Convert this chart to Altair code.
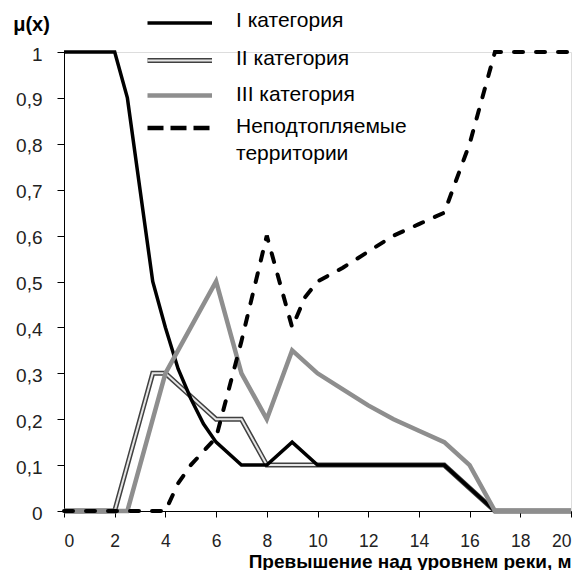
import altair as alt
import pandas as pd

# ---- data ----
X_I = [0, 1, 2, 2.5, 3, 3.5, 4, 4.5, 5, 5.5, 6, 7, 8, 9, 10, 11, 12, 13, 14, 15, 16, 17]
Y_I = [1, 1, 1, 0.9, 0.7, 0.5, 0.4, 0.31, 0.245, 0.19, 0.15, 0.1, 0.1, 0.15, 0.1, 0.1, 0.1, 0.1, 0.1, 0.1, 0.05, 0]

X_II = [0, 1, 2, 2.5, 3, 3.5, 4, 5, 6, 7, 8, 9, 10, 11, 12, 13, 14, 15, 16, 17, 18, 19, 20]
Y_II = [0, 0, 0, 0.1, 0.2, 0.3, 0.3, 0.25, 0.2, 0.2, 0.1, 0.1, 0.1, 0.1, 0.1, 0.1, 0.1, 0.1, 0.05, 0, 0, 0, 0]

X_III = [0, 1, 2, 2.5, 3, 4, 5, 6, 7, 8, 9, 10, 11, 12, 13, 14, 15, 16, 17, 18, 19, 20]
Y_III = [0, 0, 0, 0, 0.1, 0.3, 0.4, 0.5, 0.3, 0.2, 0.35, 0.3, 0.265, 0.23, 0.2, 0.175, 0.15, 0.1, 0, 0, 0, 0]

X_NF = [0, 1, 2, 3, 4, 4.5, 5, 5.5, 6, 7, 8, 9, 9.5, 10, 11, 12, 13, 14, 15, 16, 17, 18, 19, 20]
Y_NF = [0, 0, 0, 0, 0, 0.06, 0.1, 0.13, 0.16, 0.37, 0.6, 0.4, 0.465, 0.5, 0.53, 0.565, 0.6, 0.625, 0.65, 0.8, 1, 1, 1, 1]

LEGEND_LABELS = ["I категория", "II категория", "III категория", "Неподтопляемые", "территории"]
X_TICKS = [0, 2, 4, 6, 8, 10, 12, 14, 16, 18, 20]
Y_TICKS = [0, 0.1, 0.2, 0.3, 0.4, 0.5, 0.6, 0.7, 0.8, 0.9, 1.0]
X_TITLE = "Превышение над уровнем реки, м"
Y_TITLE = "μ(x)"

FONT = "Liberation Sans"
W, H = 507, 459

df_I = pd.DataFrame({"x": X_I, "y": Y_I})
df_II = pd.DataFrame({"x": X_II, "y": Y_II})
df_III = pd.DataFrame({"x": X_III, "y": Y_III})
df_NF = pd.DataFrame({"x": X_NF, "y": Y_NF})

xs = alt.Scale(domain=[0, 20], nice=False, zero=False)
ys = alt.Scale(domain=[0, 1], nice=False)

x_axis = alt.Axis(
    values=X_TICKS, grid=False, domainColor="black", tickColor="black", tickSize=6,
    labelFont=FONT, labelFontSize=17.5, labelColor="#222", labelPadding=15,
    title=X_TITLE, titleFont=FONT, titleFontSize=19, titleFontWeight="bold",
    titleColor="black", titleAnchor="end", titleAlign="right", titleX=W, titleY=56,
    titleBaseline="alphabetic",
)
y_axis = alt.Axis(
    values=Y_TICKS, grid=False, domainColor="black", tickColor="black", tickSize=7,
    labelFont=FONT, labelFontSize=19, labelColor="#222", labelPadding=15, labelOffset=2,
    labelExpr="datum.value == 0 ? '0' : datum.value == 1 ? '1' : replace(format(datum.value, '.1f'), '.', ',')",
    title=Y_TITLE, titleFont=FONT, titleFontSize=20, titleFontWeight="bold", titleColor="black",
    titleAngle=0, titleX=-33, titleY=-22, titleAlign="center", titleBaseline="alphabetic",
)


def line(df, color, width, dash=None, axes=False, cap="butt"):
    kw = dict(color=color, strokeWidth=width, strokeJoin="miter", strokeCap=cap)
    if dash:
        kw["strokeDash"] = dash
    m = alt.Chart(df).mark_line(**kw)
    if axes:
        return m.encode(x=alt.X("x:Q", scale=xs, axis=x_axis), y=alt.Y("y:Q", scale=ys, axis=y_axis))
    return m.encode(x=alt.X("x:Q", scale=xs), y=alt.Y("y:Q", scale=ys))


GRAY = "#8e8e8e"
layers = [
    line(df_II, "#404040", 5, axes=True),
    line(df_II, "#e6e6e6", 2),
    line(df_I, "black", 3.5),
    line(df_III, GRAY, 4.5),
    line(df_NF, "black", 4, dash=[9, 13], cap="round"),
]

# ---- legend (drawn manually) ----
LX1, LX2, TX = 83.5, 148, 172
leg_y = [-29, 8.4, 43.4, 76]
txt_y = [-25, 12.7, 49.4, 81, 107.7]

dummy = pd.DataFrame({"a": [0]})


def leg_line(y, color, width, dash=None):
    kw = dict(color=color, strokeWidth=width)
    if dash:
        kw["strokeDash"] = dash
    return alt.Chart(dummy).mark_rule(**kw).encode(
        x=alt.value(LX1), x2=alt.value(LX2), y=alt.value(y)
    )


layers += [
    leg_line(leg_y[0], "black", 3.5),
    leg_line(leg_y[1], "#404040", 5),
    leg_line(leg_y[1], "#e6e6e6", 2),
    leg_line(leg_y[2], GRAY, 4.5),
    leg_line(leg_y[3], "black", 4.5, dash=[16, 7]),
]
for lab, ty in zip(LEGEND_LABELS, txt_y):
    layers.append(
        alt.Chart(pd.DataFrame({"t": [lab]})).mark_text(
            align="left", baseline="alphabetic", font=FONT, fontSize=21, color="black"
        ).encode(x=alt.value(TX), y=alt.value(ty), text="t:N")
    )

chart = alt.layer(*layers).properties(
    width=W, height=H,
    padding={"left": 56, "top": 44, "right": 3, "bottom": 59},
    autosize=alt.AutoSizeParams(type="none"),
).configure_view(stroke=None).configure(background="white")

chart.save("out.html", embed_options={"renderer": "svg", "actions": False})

^^^^^^^^

● **EXERCISE PROMPT**
Everything from the top line of the data down to and including the line with "import pandas as pd" is to be copied, except the pictures.

● **FINAL ANSWER**
Convert this chart to Altair code.
import altair as alt
import pandas as pd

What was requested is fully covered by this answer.